Two books by Arthur Janov, the founder of Primal Therapy, describe biochemical research conducted in conjunction with Professor Steven Rose of the Open University in the UK. In The New Primal Scream (1991) and The Biology of Love (2000) Arthur Janov implies that the results confirmed his claims about the effectiveness of Primal Therapy. Readers may have searched in vain for a relevant journal citation among the references. That's because the research findings appeared in a student thesis.

Professor Steven Rose wrote about his research with Arthur Janov in "Lifelines" (1997). The book is Professor Rose's response to genetic fundamentalists who insist that all aspects of human biology are invetiable consequences of natural selection.
http://www.amazon.co.uk/dp/0140237003/

These are Steven Rose's comments about Arthur Janov
[page 55 in the UK paperback edition]:

“A few years ago I was approached by Art Janov, the founder of a form of psychotherapy known as Primal Screaming. Janov was convinced of the validity of the theory on which his therapeutic method, a form of 'rebirthing', was based, and was further convinced that depressed clients who underwent his therapy should show biochemical and immunological changes which indicated that they were improving. Could I test this idea?
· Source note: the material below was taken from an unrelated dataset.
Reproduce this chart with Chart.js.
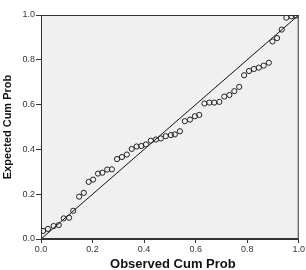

I agreed to make measurements on blood samples taken from clients both before and up to a year after they went through their screaming therapy. One of the measures I chose was of the quantity of receptor molecules for the neurotransmitter serotonin present on the surface membranes of a particular class of blood cells (platelets). These are the receptors which are the target for the class of drugs known as selective serotonin re-uptake inhibitors (SSRIs); Prozac is one of the best known examples.

As Janov had hoped, it turned out that before therapy, the quantity of these particular receptors in his client's platelets was considerably below normal. Within six months of therapy, clients' depression had lifted, and the biochemical and immunological measures I was making approached the average for 'normal' non-depressed people of the same age and sex. Janov was (and I believe still is, for he has cited this finding in books he has subsequently written) convinced that this proved his therapeutic theory to be valid. But while there is a weak correlation between the biochemical measures I was making and standard psychiatric rating scales for depression, there is no way of knowing whether (a) his clients would have recovered even without therapy, or more importantly, (b) whether the therapy Janov offers works because his theory about it is correct, or because he is a charismatic figure whose clients recover because they believe that they will get better if they scream appropriately [the placebo effect]. Indeed, I obtained similar biochemical results when, a couple of years later, I did a similar study with depressed clients going through other, less dramatic forms of psychotherapy, so I suspect that in such cases the therapist matters more than the therapeutic theory.24* The therapies thus meet the criterion that they 'work', inasmuch as clients going through them show behavioural and biochemical changes in accordance with prediction. However, these changes apparently occur irrespective of the therapeutic theories on which the treatments are based.”

* Chapter note #24 is a reference to a student Thesis:
Willis, Sarah (1992)
'The influence of psychotherapy and depression on platelet imipramine and paroxetine binding', Thesis, Open University.